The invention relates to a semiconductor substrate, a semiconductor chip and a semiconductor component with areas composed of a stressed monocrystalline material, and to a method for production of a semiconductor component such as this.
Layers composed of stressed silicon are used in semiconductor technology in order to achieve shorter switching times for semiconductor components. Stressed silicon has a distorted crystal lattice with a different lattice constant to that of relaxed silicon. The multiple degeneracy of the valence band minima in the relaxed state is overcome, so that the effective mass of the charge carriers, which contributes to the current flow, falls, and their mobility thus increases. This effect can be used to shorten the switching times of a semiconductor component.
Stressed silicon is conventionally produced by growing silicon layers onto SiGe layers. Conversely, it is also possible to produce stressed SiGe layers on relaxed Si. Germanium has the same crystal structure as silicon, but a lattice constant that is 4.2% greater. When a silicon layer is epitaxially grown on an SiGe layer, lattice mismatches in the silicon lead to the desired stresses.

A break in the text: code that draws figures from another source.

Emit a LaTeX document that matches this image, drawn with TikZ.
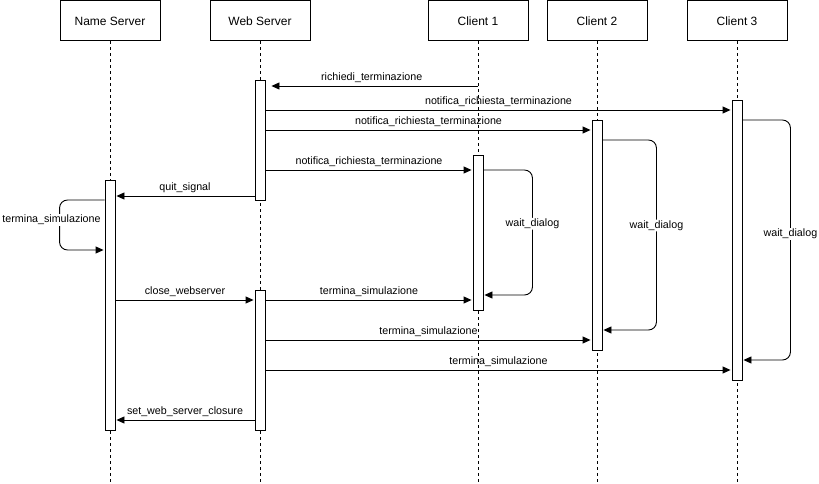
\documentclass[tikz,border=0pt]{standalone}
\usepackage{fontspec}
\setmainfont{Liberation Sans}
\usetikzlibrary{positioning, arrows.meta, calc}

\begin{document}
\begin{tikzpicture}[x=1pt, y=-1pt, line width=0.9pt,
            participant/.style={draw=black, rectangle, fill=white, minimum width=100pt, minimum height=40pt, anchor=north, font=\fontsize{12}{14}\selectfont},
            activation/.style={draw=black, rectangle, fill=white, minimum width=10pt, inner sep=0pt, anchor=north},
            lifeline/.style={dash pattern=on 3pt off 3pt},
            msg/.style={-{Triangle[length=8pt, width=7pt]}, shorten >=1pt},
            msglabel/.style={font=\fontsize{10.7}{13}\selectfont, inner sep=1pt, above=2pt},
            selfloop/.style={msg, rounded corners=8pt},
            looplabel/.style={font=\fontsize{10.7}{13}\selectfont, fill=white, inner sep=1pt}
        ]
        \useasboundingbox (0,0) rectangle (819,484);

        % Partecipanti
        \node[participant] (ns) at (110,0.5) {Name Server};
        \node[participant] (ws) at (260,0.5) {Web Server};
        \node[participant] (c1) at (478,0.5) {Client 1};
        \node[participant] (c2) at (597,0.5) {Client 2};
        \node[participant] (c3) at (737,0.5) {Client 3};

        % Linee di vita
        \foreach \p in {ns, ws, c1, c2, c3}
            \draw[lifeline] (\p.south) -- (\p.south |- 0,484);

        % Attivazioni
        \node[activation, minimum height=120pt] (ws1) at (260,80) {};
        \node[activation, minimum height=250pt] (nsa) at (110,180) {};
        \node[activation, minimum height=140pt] (ws2) at (260,290) {};
        \node[activation, minimum height=155pt] (c1a) at (478,155) {};
        \node[activation, minimum height=230pt] (c2a) at (597,120) {};
        \node[activation, minimum height=280pt] (c3a) at (737,100) {};

        % Messaggi
        \draw[msg, shorten >=6pt] (c1.south |- 0,86) -- (ws1.east |- 0,86) node[msglabel, midway] {richiedi\_terminazione};
        \draw[msg] (ws1.east |- 0,110) -- (c3a.west |- 0,110) node[msglabel, midway] {notifica\_richiesta\_terminazione};
        \draw[msg] (ws1.east |- 0,130) -- (c2a.west |- 0,130) node[msglabel, midway] {notifica\_richiesta\_terminazione};
        \draw[msg] (ws1.east |- 0,170) -- (c1a.west |- 0,170) node[msglabel, midway] {notifica\_richiesta\_terminazione};
        \draw[msg] (ws1.west |- 0,196) -- (nsa.east |- 0,196) node[msglabel, midway] {quit\_signal};
        \draw[selfloop] (nsa.west |- 0,200) -- ++(-45,0) -- ++(0,50) node[looplabel, pos=0.4, xshift=-8pt] {termina\_simulazione} -- (nsa.west |- 0,250);
        \draw[selfloop] (c1a.east |- 0,170) -- ++(49,0) -- ++(0,125) node[looplabel, pos=0.43] {wait\_dialog} -- (c1a.east |- 0,295);
        \draw[selfloop] (c2a.east |- 0,140) -- ++(54,0) -- ++(0,190) node[looplabel, pos=0.45] {wait\_dialog} -- (c2a.east |- 0,330);
        \draw[selfloop] (c3a.east |- 0,120) -- ++(48,0) -- ++(0,240) node[looplabel, pos=0.475] {wait\_dialog} -- (c3a.east |- 0,360);
        \draw[msg] (nsa.east |- 0,300) -- (ws2.west |- 0,300) node[msglabel, midway] {close\_webserver};
        \draw[msg] (ws2.east |- 0,300) -- (c1a.west |- 0,300) node[msglabel, midway] {termina\_simulazione};
        \draw[msg] (ws2.east |- 0,340) -- (c2a.west |- 0,340) node[msglabel, midway] {termina\_simulazione};
        \draw[msg] (ws2.east |- 0,370) -- (c3a.west |- 0,370) node[msglabel, midway] {termina\_simulazione};
        \draw[msg] (ws2.west |- 0,420) -- (nsa.east |- 0,420) node[msglabel, midway] {set\_web\_server\_closure};

    \end{tikzpicture}
\end{document}
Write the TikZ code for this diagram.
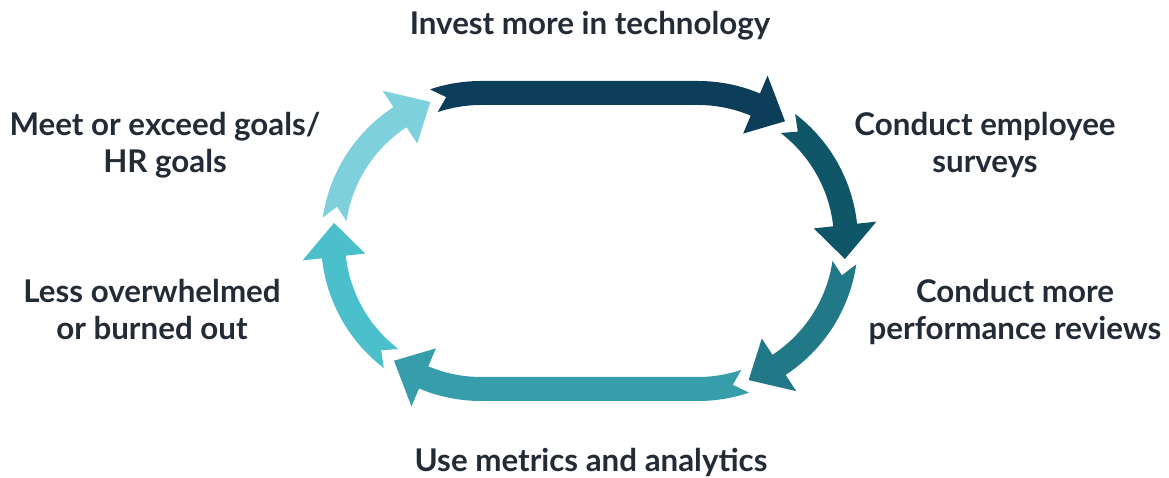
\documentclass[tikz,border=0pt]{standalone}
\usepackage{fontspec}
\setmainfont{Lato}

\definecolor{txt}{RGB}{35,43,54}
\definecolor{stepA}{RGB}{13,62,89}
\definecolor{stepB}{RGB}{14,86,104}
\definecolor{stepC}{RGB}{33,120,135}
\definecolor{stepD}{RGB}{56,157,171}
\definecolor{stepE}{RGB}{75,191,204}
\definecolor{stepF}{RGB}{126,208,221}

\begin{document}
\begin{tikzpicture}[x=1pt,y=1pt,every text node part/.style={align=center},
  lbl/.style={font=\fontsize{31.3}{37}\selectfont\bfseries,text=txt,inner sep=0pt,anchor=base}]

\useasboundingbox (0,0) rectangle (1169,478);

\coordinate (L) at (481,237);
\coordinate (R) at (698,237);

%%%%%%%%%%%%%%%%%%%%%%%%%%%%%%%%%%%%%%

\fill [stepA] ([shift={(108.6:160)}]L) arc[start angle=108.6,end angle=90,radius=160pt]
  -- ([shift={(90:160)}]R) arc[start angle=90,end angle=67.2,radius=160pt]
  -- ([shift={(67.2:179.5)}]R) -- ([shift={(54:148)}]R) -- ([shift={(67.2:116.5)}]R)
  -- ([shift={(67.2:136)}]R) arc[start angle=67.2,end angle=90,radius=136pt]
  -- ([shift={(90:136)}]L) arc[start angle=90,end angle=108.6,radius=136pt]
  -- ([shift={(103.6:148)}]L) -- cycle;

\fill [stepB] ([shift={(52.6:160)}]R) arc[start angle=52.6,end angle=6.2,radius=160pt]
  -- ([shift={(6.2:179.5)}]R) -- ([shift={(-7:148)}]R) -- ([shift={(6.2:116.5)}]R)
  -- ([shift={(6.2:136)}]R) arc[start angle=6.2,end angle=52.6,radius=136pt]
  -- ([shift={(47.6:148)}]R) -- cycle;

\fill [stepC] ([shift={(-8.4:160)}]R) arc[start angle=-8.4,end angle=-56.8,radius=160pt]
  -- ([shift={(-56.8:179.5)}]R) -- ([shift={(-70:148)}]R) -- ([shift={(-56.8:116.5)}]R)
  -- ([shift={(-56.8:136)}]R) arc[start angle=-56.8,end angle=-8.4,radius=136pt]
  -- ([shift={(-13.4:148)}]R) -- cycle;

%%%%%%%%%%%%%%%%%%%%%%%%%%%%%%%%%%%%%%

\fill [stepD] ([shift={(-71.4:160)}]R) arc[start angle=-71.4,end angle=-90,radius=160pt]
  -- ([shift={(270:160)}]L) arc[start angle=270,end angle=247.2,radius=160pt]
  -- ([shift={(247.2:179.5)}]L) -- ([shift={(234:148)}]L) -- ([shift={(247.2:116.5)}]L)
  -- ([shift={(247.2:136)}]L) arc[start angle=247.2,end angle=270,radius=136pt]
  -- ([shift={(-90:136)}]R) arc[start angle=-90,end angle=-71.4,radius=136pt]
  -- ([shift={(-76.4:148)}]R) -- cycle;

\fill [stepE] ([shift={(232.6:160)}]L) arc[start angle=232.6,end angle=186.2,radius=160pt]
  -- ([shift={(186.2:179.5)}]L) -- ([shift={(173:148)}]L) -- ([shift={(186.2:116.5)}]L)
  -- ([shift={(186.2:136)}]L) arc[start angle=186.2,end angle=232.6,radius=136pt]
  -- ([shift={(227.6:148)}]L) -- cycle;

\fill [stepF] ([shift={(171.6:160)}]L) arc[start angle=171.6,end angle=123.2,radius=160pt]
  -- ([shift={(123.2:179.5)}]L) -- ([shift={(110:148)}]L) -- ([shift={(123.2:116.5)}]L)
  -- ([shift={(123.2:136)}]L) arc[start angle=123.2,end angle=171.6,radius=136pt]
  -- ([shift={(166.6:148)}]L) -- cycle;

%%%%%%%%%%%%%%%%%%%%%%%%%%%%%%%%%%%%%%

\node[lbl] (invest) at (590,443) {Invest more in technology};
\node[lbl] (surveys) at (985,305) {Conduct employee\\surveys};
\node[lbl] (reviews) at (1015,138) {Conduct more\\performance reviews};
\node[lbl] (metrics) at (591,6) {Use metrics and analytics};
\node[lbl] (burnout) at (152,138) {Less overwhelmed\\or burned out};
\node[lbl] (goals) at (165,305) {Meet or exceed goals/\\HR goals};

\end{tikzpicture}
\end{document}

However, epitaxy cannot be used to produce silicon layers of any desired thickness and with any desired stress magnitude. Beyond a thickness of a plurality of layers or beyond a germanium component of more than 20% in the SiGe layer, stresses are dissipated by the formation of displacements which lead to undesirable scattering effects, or else the layers which are formed are metastable, so that displacements occur when the material is heated in subsequent processes. Epitaxial growing of silicon onto SiGe can thus achieve only restricted stressing of the silicon, with a limited layer thickness.
For these and other reasons, there is a need for the present invention.